The sorceress shook her head, and her little fingers came up, loosened her veil. “It is of little account, Clare. I expected you would be angry. But you are alive to feel such anger, which is what I wished.”
“And Ludo?”
“Do you think he would have thanked me for such a gift?” Another shake, settling the veil firmly. Her features blurred behind its weave, yet Clare’s quick eye discerned the tremor that passed through her. Only one: a ripple as subtle and dangerous as the shifting of rocks heralding an ice-freighted avalanche. “No. Death was Ludovico’s only love, Clare; he would not have been happy to have her snatched away.”
Yours was the name he spoke when she came calling, Miss Bannon.
There was no purpose in telling her so. If a sorceress could keep secrets, so could a mentath. Were he a lesser creature, he might feel a certain satisfaction in the act of doing so. As it was, well… “I deduce your torpor has been shaken, Miss Bannon.”
“Certainly my leisure has been disrupted. Would you care to accompany me? I am to view a body, it seems, for our liege.”
What was the sudden loosening in his chest? He decided not to enquire too closely. “Certainly. Do I have a moment to change my cloth? I am a trifle disarranged.”
“Yes.” She paused. “I rather require another glove, I should think.”
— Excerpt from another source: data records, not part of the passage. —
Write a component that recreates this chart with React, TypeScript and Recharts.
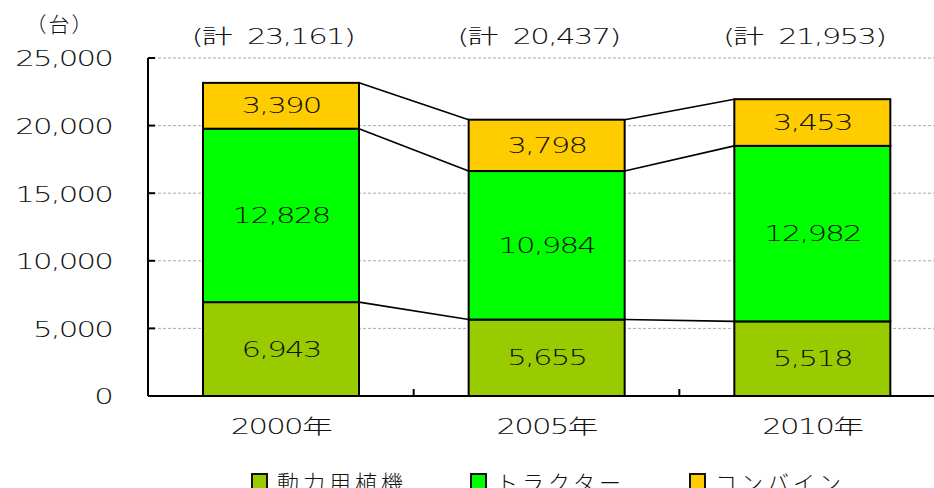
import React from 'react';
import { BarChart, Bar, XAxis, YAxis, CartesianGrid, Legend, LabelList } from 'recharts';

// ---- data ----
const categories = ['2000年', '2005年', '2010年'];
const planters = [6943, 5655, 5518];
const tractors = [12828, 10984, 12982];
const combines = [3390, 3798, 3453];
const totals = [23161, 20437, 21953];
const yTicks = [0, 5000, 10000, 15000, 20000, 25000];
const seriesNames = ['動力用植機', 'トラクター', 'コンバイン'];
const seriesKeys = ['planter', 'tractor', 'combine'];
const seriesColors = ['#99CC00', '#00FF00', '#FFCC00'];
const unitLabel = '（台）';

const data = categories.map((c, i) => ({
  year: c,
  totalLabel: `(計\u00A0 ${totals[i].toLocaleString('en-US')})`,
  planter: planters[i],
  tractor: tractors[i],
  combine: combines[i],
}));

// ---- layout ----
const CHART_W = 960;
const CHART_H = 520;
const MARGIN = { top: 28, right: 15, left: 0, bottom: 64 };
const Y_W = 148;
const PLOT_W = CHART_W - MARGIN.right - MARGIN.left - Y_W;
const BAND = PLOT_W / categories.length;
const FONT = "'DejaVu Sans', 'Noto Sans CJK JP', sans-serif";
const FS = 20.5;
const SX = 1.5;
const LS = -1.2;

const ScaledText = ({ x, y, text, anchor = 'middle' }: any) => (
  <text
    transform={`translate(${x},${y}) scale(${SX},1)`}
    textAnchor={anchor}
    dy={FS * 0.365}
    fontFamily={FONT}
    fontSize={FS}
    fontWeight={200}
    letterSpacing={LS}
    fill="#111"
  >
    {text}
  </text>
);

const YTick = (props: any) => {
  const { x, y, payload } = props;
  return <ScaledText x={x} y={y + 1} text={Number(payload.value).toLocaleString('en-US')} anchor="end" />;
};

const X_MARGIN = 31;
const XTick = (props: any) => {
  const { x, y, payload } = props;
  const half = payload && payload.offset ? payload.offset : BAND / 2;
  const axisY = y - X_MARGIN;
  return (
    <g>
      <ScaledText x={x} y={y} text={payload.value} />
      <line x1={x + half} y1={axisY} x2={x + half} y2={axisY - 7} stroke="#000" strokeWidth={2} />
    </g>
  );
};

const TopTick = (props: any) => {
  const { x, y, payload } = props;
  return <ScaledText x={x - 8} y={y} text={payload.value} />;
};

const cum = (row: any, si: number) => seriesKeys.slice(0, si + 1).reduce((s, k) => s + row[k], 0);

const makeShape = (si: number) => (props: any) => {
  const { x, y, width, height, index } = props;
  const row = data[index];
  const own = row[seriesKeys[si]];
  const high = cum(row, si);
  const low = high - own;
  const k = height / own;
  const base = y + height;
  let connector = null;
  if (index < data.length - 1) {
    const nextHigh = cum(data[index + 1], si);
    const ny = base + (low - nextHigh) * k;
    connector = <line x1={x + width} y1={y} x2={x + BAND} y2={ny} stroke="#000" strokeWidth={1.6} />;
  }
  return (
    <g>
      <rect x={x} y={y} width={width} height={height} fill={seriesColors[si]} stroke="#000" strokeWidth={2} />
      {connector}
    </g>
  );
};

const makeLabel = (si: number) => (props: any) => {
  const { x, y, width, height, value } = props;
  return <ScaledText x={x + width / 2} y={y + height / 2} text={Number(value).toLocaleString('en-US')} />;
};

const LegendContent = () => (
  <div style={{ display: 'flex', fontFamily: "'Noto Sans CJK JP', sans-serif", fontWeight: 300, fontSize: 22, lineHeight: '32px', color: '#111' }}>
    {seriesNames.map((n, i) => (
      <div key={n} style={{ display: 'flex', alignItems: 'center', width: 219 }}>
        <span
          style={{
            display: 'inline-block',
            width: 13,
            height: 13,
            background: seriesColors[i],
            border: '2px solid #111',
            marginRight: 9,
          }}
        />
        <span style={{ letterSpacing: 4 }}>{n}</span>
      </div>
    ))}
  </div>
);

export default function App() {
  return (
    <div style={{ position: 'absolute', left: 0, top: 0, width: 934, height: 488, overflow: 'hidden', background: '#fff' }}>
      <div
        style={{
          position: 'absolute',
          left: 0,
          top: 8,
          width: 120,
          textAlign: 'center',
          fontFamily: "'Noto Sans CJK JP', sans-serif",
          fontWeight: 300,
          fontSize: 21,
          letterSpacing: 2,
          lineHeight: '30px',
          color: '#111',
        }}
      >
        {unitLabel}
      </div>
      <BarChart width={CHART_W} height={CHART_H} data={data} margin={MARGIN} barCategoryGap="20.7%">
        <CartesianGrid vertical={false} stroke="#aaa" strokeDasharray="3 2" />
        <XAxis
          xAxisId="top"
          orientation="top"
          dataKey="totalLabel"
          height={30}
          axisLine={false}
          tickLine={false}
          tickSize={0}
          tickMargin={21}
          tick={<TopTick />}
          interval={0}
        />
        <XAxis
          dataKey="year"
          height={60}
          axisLine={{ stroke: '#000', strokeWidth: 2 }}
          tickLine={false}
          tickSize={0}
          tickMargin={X_MARGIN}
          tick={<XTick />}
          interval={0}
        />
        <YAxis
          width={Y_W}
          domain={[0, 25000]}
          ticks={yTicks}
          interval={0}
          tickSize={-7}
          tickMargin={43}
          axisLine={{ stroke: '#000', strokeWidth: 2 }}
          tickLine={{ stroke: '#000', strokeWidth: 2 }}
          tick={<YTick />}
        />
        <Legend
          verticalAlign="middle"
          align="center"
          layout="horizontal"
          content={<LegendContent />}
          wrapperStyle={{ position: 'absolute', top: 465, left: 251, width: 700, height: 32 }}
        />
        {seriesKeys.map((k, si) => (
          <Bar
            key={k}
            dataKey={k}
            name={seriesNames[si]}
            stackId="a"
            fill={seriesColors[si]}
            isAnimationActive={false}
            shape={makeShape(si)}
          >
            <LabelList dataKey={k} content={makeLabel(si)} />
          </Bar>
        ))}
      </BarChart>
    </div>
  );
}
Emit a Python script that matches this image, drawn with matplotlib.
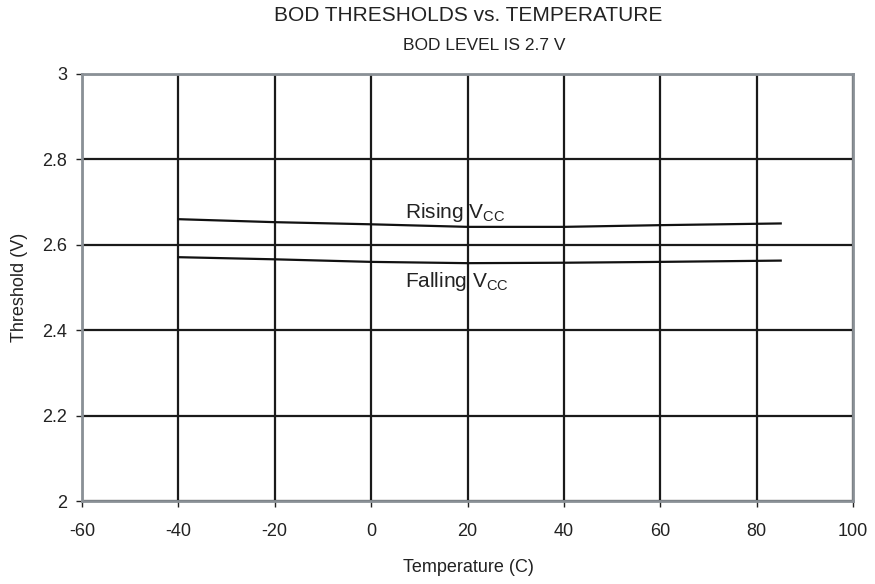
import matplotlib.pyplot as plt

plt.rcParams['font.family'] = ['Liberation Sans', 'DejaVu Sans']
plt.rcParams['axes.unicode_minus'] = False

temps = [-40, -20, 0, 20, 40, 60, 85]
rising = [2.660, 2.653, 2.648, 2.642, 2.642, 2.646, 2.650]
falling = [2.571, 2.566, 2.560, 2.557, 2.558, 2.560, 2.563]

fig = plt.figure(figsize=(8.75, 5.84), dpi=100)
ax = fig.add_axes([82 / 875, 1 - 501 / 584, 771 / 875, 427 / 584])

ax.plot(temps, rising, color='#111111', linewidth=1.6)
ax.plot(temps, falling, color='#111111', linewidth=1.6)

ax.set_xlim(-60, 100)
ax.set_ylim(2, 3)
ax.set_xticks(range(-60, 101, 20))
ax.set_yticks([2, 2.2, 2.4, 2.6, 2.8, 3])
ax.set_yticklabels(['2', '2.2', '2.4', '2.6', '2.8', '3'])
ax.grid(True, color='#1a1a1a', linewidth=1.6)
ax.set_axisbelow(True)

for side in ['top', 'right', 'left', 'bottom']:
    ax.spines[side].set_color('#8a9096')
    ax.spines[side].set_linewidth(2)
ax.tick_params(colors='#222222', labelsize=13, length=4.5, width=1)
ax.tick_params(axis='x', pad=11)
ax.tick_params(axis='y', pad=6)

# curve labels
ax.text(7, 2.663, r'Rising V$_{\mathregular{CC}}$', fontsize=15, va='baseline', color='#222222')
ax.text(7, 2.501, r'Falling V$_{\mathregular{CC}}$', fontsize=15, va='baseline', color='#222222')

# axis labels and titles
fig.text(468 / 875, 1 - 568 / 584, 'Temperature (C)', ha='center', va='center',
         fontsize=13, color='#222222')
fig.text(20 / 875, 1 - 287 / 584, 'Threshold (V)', ha='center', va='center',
         rotation=90, fontsize=13, color='#222222')
fig.text(468 / 875, 1 - 15.5 / 584, 'BOD THRESHOLDS vs. TEMPERATURE', ha='center', va='center',
         fontsize=15, color='#222222')
fig.text(484 / 875, 1 - 45.5 / 584, 'BOD LEVEL IS 2.7 V', ha='center', va='center',
         fontsize=12.5, color='#222222')

fig.savefig('out.png', dpi=100)
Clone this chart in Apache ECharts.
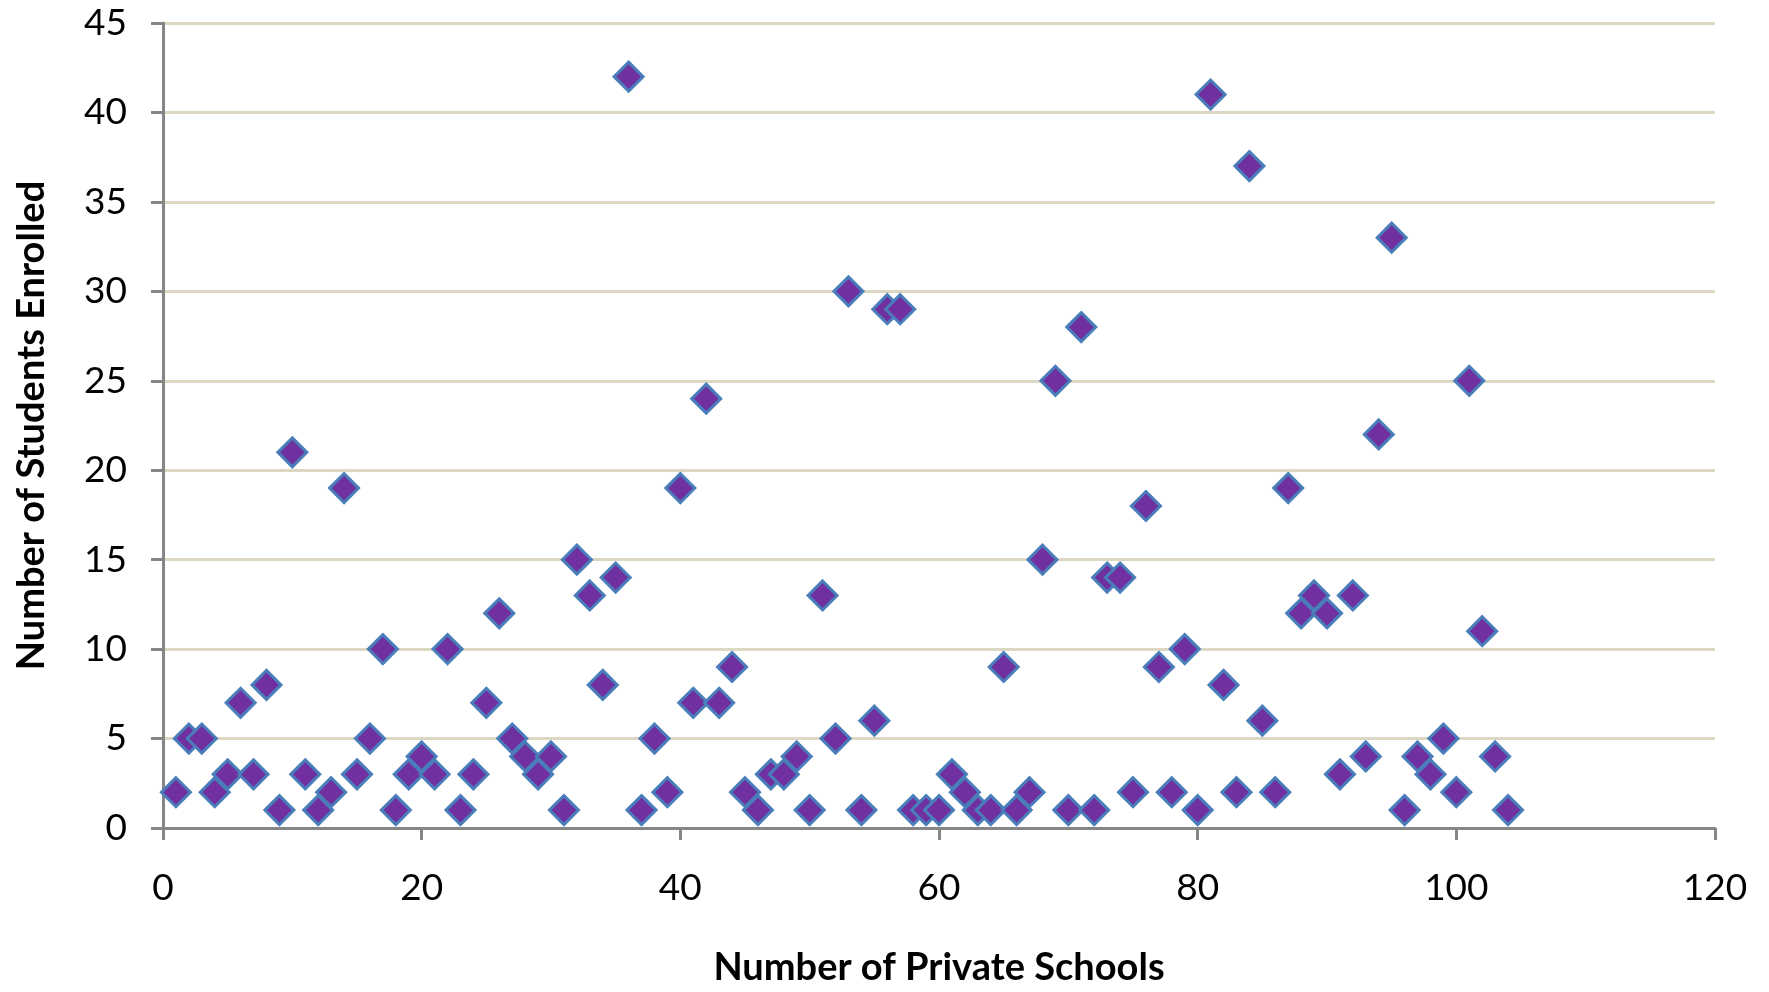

“I shall make haste, then.” And, to complete his cowardice, Clare escaped while he could.
Chapter Twelve
Corpses Rarely Are
Chanselmorgue’s spires pierced the waning daylight, thick ochre fog gathering about its walls as it was wont to do in the afternoons. It had been a Papist church long before, one of the many taken by force in the Wifekiller’s time and pressed into service in the most secular ways possible. There was rumour of scenes within its walls during that uncertain time that verged upon the blasphemous, but the Sisters of Chansel kept their archives locked. They still had a convent or two tucked in an inhospitable locale, moors and unhealthful swamps where children and young women of a certain regrettable condition were sent to meditate upon their sins–usually of resistance in some fashion to their disappointed elders. Or, truth be told, if there was an inconvenience in the matter of their drawing breath while an inheritance was in question.
A Chansel Sister was a formidable creature, if only for the chainmail she was suspected of wearing under her habit. Not to mention their particular set of charter symbols. Of all Papist orders, only they and the Templis openly and regularly admitted sorcery’s children. Oh, some of them made it clear they would not turn away a sorcerer or above possessed of the requisite wealth and connections. The Domenici and the Jesuiri were remarkably accepting where filthy lucre or influence was involved, and the Franciscis and Clairias made it a practice to accept the sorriest wretches they could. For most of them, though, the workers of wonders and their defenders were quite beyond the pale.
Feared, respected, allowed to survive in most countries… but beyond.
Chanselmorgue was a four-spired hulk now, with sheds sprouting from its backside in the manner of the huge bustle fashionable some few years ago, like a ridiculous growth. One could still remark the tau, with a writhing corpse nailed to it, worked in the stone over the front doors, and also see the chisel marks where blasphemers had taken advantage of the Wifekiller’s feud with the Papacy to wrench bits of coloured glass and other shiny objects from the facing.
Apparently Emma was expected–perhaps Victrix had been certain of tempting her into action, or had she thought Emma would crumble in the face of a personal visit? Did Victrix have that high an opinion of her own persuasiveness, or of her erstwhile sorceress’s pride?